18.02: Balancing Redox Reactions By Inspection

  • Page ID
    178244
  • Learning Objectives

    • Learn to balanced simple redox reactions by inspection.
    • Learn to balance complex redox reactions by the half reaction method.
    • Use the solvent, or parts of it, as a reactant or a product in balancing a redox reaction.

    Balancing simple redox reactions can be a straightforward matter of going back and forth between products and reactants. For example, in the redox reaction of Na and Cl2:

    \[\ce{Na + Cl2 → NaCl}\]

    it should be immediately clear that the Cl atoms are not balanced. We can fix this by putting the coefficient 2 in front of the product:

    \[\ce{Na + Cl2 → 2NaCl}\]

    However, now the sodium is unbalanced. This can be fixed by including the coefficient 2 in front of the Na reactant:

    \[\ce{2Na + Cl2 → 2NaCl}\]

    Let's check the charge on both sides of the equation:

    On the left hand side we pure sodium, so the oxidation number is zero. We also have elemental chlorine, with an oxidation number of zero.
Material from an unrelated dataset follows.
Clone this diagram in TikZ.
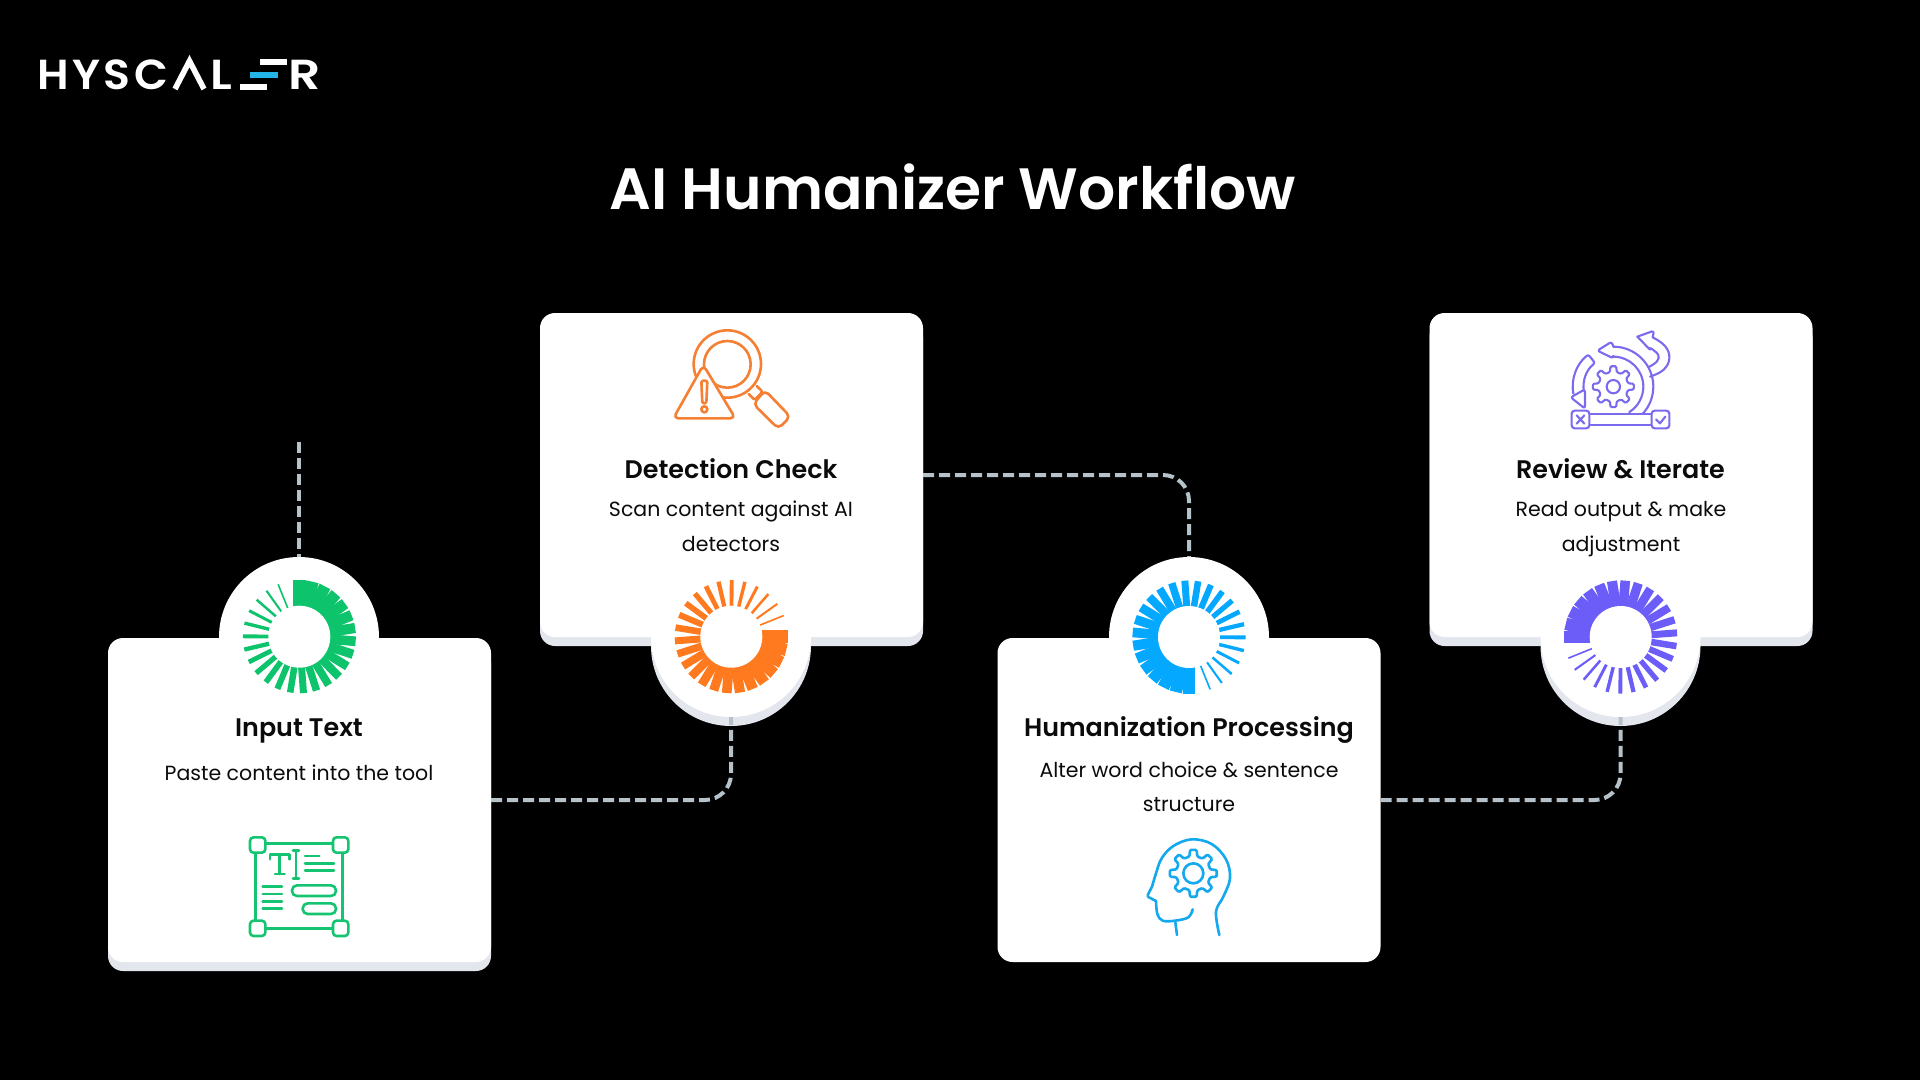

On the right hand side we have 2 sodium ions, Na+, so a +2 charge, but we have 2 chloride ions as well, Cl-, so a -2 charge. Since the overall charge on both the left hand side and the right hand side is zero this reaction is now balanced. That was fairly straightforward; we say that we are able to balance the reaction by inspection. Many simple redox reactions can be balanced by inspection.

    Example \(\PageIndex{1}\):

    Balance this redox reaction by inspection.

    SO2 + O2 → SO3

    Solution

    There is one S atom on both sides of the equation, so the sulfur is balanced. However, the reactant side has four O atoms while the product side has three. Clearly we need more O atoms on the product side, so let us start by including the coefficient 2 on the SO3:

    SO2 + O2 → 2SO3

    This now gives us six O atoms on the product side, and it also imbalances the S atoms. We can balance both the elements by adding coefficient 2 on the SO2 on the reactant side:

    2SO2 + O2 → 2SO3

    This gives us two S atoms on both sides and a total of six O atoms on both sides of the chemical equation. As the total charge on both sides of the chemical equation is zero, and therefore equal, this redox reaction is now balanced.

    Exercise \(\PageIndex{1}\)

    Balance this redox reaction by inspection.

    Al + O2 → Al2O3

    Answer

    4Al + 3O2 → 2Al2O3

    The first thing you should do when encountering an unbalanced redox reaction is to try to balance it by inspection.